Wednesday, August 27, 2008

The Mirror is...Empty

The recently released Kiefer Sutherland vehicle, Mirrors, is not worth your time and money. Don't even bother renting it on DVD.

The good parts can be summarized in terms of Kieferlishousness: Kiefer; Kiefer's whisper; Kiefer in wet jeans; and Kiefer saying, "Dammit!" I suppose some might also like it for the on-display cleavage of the unknown co-star, Paula Patton, in a low-cut and/or wet t-shirt.

Her cleavage has promise. Her acting? Jury's still out. She might have sucked because the lines she had to say were so bad.

Oh, and I'll also give the movie credit for a creeptastic setting, in the fire-damaged department store with mannequins that add atmospheric trepidation.

The bad parts: everything else.

Mirrors starts with suspense, horror, and enough gore to make me cover my eyes. Then we meet Kiefer, a suspended cop sleeping on his sister's couch. He's taking medication, he's got stubble, and he's sad. I immediately wanted to cuddle with him.

Director Alexandre Aja establishes that Amy Smart is Kief's sister by having him call her "sis." Who does that? And then he re-establishes it 20 minutes later by having Amy remind Kiefer, with her hands pressed to the side of his face like a lover, that she's his little sister. "You can talk to me," she pleads with him, "I'm your little sister." Um, yeah. We got it the first time.

Much of the dialogue follows this format--awkward, unlikely interchanges that are supposed to help us know the characters better but in fact only serve to remind us that the characters have not been developed sufficiently to be knowable. Especially the dialogue between Kiefer and his estranged wife, the pulchritudinous Paula Patton, was apparently lifted straight from a romance novel book jacket.

Even the music was cliche: A high piano note plinked deliberately--plink, plink, plink--then gradually faster--plink-plink-plink-plink--when Director Aja wanted us to feel increasing tension.

The mirrors in Mirrors reflect enough gore and horror to more than earn the R-rating.
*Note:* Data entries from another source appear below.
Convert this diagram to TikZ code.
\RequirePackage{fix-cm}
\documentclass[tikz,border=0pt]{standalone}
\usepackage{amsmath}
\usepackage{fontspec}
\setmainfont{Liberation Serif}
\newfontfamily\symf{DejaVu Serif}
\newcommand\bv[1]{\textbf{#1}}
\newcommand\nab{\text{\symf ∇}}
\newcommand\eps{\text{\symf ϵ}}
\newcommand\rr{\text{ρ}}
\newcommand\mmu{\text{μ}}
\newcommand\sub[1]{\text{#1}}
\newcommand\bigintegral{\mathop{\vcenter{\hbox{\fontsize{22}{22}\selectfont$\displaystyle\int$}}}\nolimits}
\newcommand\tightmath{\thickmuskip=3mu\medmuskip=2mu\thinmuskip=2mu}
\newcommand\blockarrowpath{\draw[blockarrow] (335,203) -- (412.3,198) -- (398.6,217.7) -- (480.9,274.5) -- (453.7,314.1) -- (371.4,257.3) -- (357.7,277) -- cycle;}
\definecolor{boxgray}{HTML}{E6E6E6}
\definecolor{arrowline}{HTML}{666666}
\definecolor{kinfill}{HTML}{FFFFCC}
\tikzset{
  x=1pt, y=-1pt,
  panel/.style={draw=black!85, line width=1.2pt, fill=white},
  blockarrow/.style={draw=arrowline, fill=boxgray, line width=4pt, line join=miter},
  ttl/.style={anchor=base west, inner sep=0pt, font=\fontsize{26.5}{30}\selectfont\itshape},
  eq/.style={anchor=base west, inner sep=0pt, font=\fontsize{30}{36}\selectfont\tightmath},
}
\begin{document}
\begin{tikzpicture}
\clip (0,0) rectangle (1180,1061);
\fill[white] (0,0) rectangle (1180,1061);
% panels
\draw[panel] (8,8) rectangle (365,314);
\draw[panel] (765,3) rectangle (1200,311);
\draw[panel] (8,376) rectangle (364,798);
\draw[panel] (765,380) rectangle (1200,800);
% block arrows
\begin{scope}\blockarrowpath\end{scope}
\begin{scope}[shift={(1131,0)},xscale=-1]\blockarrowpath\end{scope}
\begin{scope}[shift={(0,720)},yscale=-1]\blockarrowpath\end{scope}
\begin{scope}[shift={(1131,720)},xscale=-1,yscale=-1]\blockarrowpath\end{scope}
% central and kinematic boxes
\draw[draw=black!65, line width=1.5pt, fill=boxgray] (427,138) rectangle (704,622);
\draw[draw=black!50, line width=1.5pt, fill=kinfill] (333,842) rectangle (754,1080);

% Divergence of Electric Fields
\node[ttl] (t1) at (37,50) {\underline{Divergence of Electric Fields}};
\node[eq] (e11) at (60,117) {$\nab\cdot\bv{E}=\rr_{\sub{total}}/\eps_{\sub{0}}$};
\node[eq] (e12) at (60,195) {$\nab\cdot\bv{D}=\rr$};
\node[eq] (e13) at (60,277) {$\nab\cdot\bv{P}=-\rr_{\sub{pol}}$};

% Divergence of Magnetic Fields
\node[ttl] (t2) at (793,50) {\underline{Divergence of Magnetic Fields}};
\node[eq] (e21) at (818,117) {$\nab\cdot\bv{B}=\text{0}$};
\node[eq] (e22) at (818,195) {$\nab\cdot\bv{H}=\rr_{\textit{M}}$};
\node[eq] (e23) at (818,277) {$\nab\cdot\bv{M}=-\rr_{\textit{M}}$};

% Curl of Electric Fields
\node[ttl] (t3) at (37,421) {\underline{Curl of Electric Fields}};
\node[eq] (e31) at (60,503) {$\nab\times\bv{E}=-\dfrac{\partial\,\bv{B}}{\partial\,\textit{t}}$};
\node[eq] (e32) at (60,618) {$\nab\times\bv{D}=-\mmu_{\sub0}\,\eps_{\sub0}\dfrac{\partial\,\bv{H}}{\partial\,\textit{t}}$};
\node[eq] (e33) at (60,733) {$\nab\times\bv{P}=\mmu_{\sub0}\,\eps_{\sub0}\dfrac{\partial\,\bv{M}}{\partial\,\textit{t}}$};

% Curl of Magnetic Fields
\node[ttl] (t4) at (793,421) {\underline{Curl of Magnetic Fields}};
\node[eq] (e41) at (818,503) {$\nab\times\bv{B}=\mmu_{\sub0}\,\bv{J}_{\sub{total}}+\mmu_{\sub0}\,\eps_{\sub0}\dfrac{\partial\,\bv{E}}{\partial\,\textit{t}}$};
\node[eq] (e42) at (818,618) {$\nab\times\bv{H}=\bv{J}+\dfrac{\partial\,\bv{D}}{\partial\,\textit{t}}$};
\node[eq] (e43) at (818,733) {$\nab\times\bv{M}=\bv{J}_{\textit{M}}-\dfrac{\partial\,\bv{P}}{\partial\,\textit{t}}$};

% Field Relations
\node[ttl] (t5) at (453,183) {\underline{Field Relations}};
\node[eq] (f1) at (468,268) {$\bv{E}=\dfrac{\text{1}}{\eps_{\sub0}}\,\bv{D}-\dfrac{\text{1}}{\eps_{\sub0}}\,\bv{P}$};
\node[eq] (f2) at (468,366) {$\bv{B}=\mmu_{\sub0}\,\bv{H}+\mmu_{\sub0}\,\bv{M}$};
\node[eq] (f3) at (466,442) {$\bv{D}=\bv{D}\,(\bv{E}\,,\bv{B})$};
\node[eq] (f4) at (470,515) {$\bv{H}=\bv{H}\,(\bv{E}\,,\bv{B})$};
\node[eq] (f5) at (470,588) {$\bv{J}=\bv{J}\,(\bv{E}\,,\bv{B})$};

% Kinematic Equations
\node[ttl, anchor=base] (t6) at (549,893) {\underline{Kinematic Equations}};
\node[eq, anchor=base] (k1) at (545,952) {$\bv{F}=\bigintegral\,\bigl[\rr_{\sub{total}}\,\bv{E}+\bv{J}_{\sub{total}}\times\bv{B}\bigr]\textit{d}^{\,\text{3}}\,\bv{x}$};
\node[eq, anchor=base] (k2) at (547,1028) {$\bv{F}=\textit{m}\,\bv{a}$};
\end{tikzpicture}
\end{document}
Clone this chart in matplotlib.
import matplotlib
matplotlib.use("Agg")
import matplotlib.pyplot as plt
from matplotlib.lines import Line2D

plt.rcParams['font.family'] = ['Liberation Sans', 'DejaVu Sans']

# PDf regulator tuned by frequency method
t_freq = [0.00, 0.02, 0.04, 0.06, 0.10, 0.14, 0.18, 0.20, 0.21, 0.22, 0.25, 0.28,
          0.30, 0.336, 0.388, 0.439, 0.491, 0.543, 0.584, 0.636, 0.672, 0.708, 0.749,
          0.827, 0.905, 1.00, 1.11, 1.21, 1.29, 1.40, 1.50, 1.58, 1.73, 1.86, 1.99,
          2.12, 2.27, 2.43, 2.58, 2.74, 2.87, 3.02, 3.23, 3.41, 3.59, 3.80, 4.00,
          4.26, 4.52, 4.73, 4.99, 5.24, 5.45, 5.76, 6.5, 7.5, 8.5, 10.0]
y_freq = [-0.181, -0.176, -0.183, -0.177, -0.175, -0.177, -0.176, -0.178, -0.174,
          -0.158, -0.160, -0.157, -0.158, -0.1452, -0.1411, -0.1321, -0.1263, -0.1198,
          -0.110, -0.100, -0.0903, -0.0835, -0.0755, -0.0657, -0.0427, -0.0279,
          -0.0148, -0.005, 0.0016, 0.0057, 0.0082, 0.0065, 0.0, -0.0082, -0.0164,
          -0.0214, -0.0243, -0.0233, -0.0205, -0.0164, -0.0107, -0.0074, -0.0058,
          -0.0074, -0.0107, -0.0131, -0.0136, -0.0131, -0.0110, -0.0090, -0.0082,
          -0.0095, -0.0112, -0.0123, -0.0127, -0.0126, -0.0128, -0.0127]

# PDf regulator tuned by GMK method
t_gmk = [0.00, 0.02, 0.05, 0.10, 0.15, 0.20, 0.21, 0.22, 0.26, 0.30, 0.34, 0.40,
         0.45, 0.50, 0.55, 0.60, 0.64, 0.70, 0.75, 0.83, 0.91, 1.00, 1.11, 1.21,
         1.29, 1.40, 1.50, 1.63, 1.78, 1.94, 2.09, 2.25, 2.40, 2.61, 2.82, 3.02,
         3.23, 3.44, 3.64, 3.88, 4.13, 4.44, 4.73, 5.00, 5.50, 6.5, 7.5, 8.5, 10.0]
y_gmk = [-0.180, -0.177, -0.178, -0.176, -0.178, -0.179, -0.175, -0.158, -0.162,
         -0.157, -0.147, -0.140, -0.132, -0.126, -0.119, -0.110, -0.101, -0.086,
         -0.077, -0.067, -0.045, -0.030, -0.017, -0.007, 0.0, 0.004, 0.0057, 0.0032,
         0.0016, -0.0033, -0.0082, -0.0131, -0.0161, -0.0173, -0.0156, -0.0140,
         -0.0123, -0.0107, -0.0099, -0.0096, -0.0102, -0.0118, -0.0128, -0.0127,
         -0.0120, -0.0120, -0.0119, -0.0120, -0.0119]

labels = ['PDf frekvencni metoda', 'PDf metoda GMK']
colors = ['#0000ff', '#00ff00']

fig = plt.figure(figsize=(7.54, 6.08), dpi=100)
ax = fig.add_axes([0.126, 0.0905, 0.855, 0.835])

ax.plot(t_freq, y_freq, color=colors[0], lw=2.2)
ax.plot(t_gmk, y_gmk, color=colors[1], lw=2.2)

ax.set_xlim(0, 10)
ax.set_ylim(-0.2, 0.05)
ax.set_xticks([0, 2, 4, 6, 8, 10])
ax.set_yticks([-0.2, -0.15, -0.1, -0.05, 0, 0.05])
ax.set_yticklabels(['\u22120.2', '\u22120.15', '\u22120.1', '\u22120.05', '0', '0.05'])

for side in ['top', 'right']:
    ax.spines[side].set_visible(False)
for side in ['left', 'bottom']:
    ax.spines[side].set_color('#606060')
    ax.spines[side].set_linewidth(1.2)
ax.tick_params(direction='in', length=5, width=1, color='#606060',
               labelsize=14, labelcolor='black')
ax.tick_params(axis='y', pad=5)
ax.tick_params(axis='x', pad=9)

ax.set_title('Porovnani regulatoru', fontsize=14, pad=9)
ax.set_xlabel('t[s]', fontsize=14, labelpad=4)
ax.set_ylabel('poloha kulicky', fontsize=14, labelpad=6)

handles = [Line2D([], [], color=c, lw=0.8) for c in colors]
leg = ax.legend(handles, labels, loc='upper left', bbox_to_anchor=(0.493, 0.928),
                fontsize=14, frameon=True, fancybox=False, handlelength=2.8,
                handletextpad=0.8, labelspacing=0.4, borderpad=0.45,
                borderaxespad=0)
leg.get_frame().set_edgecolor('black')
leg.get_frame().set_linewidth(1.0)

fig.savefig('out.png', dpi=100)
Amy Smart's gruesome self-dismemberment clinched it: what Aja lacked in actual story, he'd make up in shock and cheap "boo!"s. (I doubt if I punctuated that right. Please don't report me to the punctuation police.)

There's a twist at the end that makes me think that the movie contains the germ of a good idea--but I was left going, "Huh?" I'm pretty sure that's not what the story-teller was going for.

Even when a movie is bad, something good can come out of it. Sometimes that good is a clever review. I did not read any reviews before seeing Mirrors (I should have; I learned my lesson), but I read a bunch on Rotten Tomatoes afterward. My favorite line is this one, from Peter Sobczynski of EFilmCritic.com:

"...while watching it won't necessarily lead to seven years of bad luck, it does make for a fairly aggravating 110 minutes."

Consider yourself warned.

1 comment:

Anonymous said...

Thanks for the review. That's one movie I can cross off my list.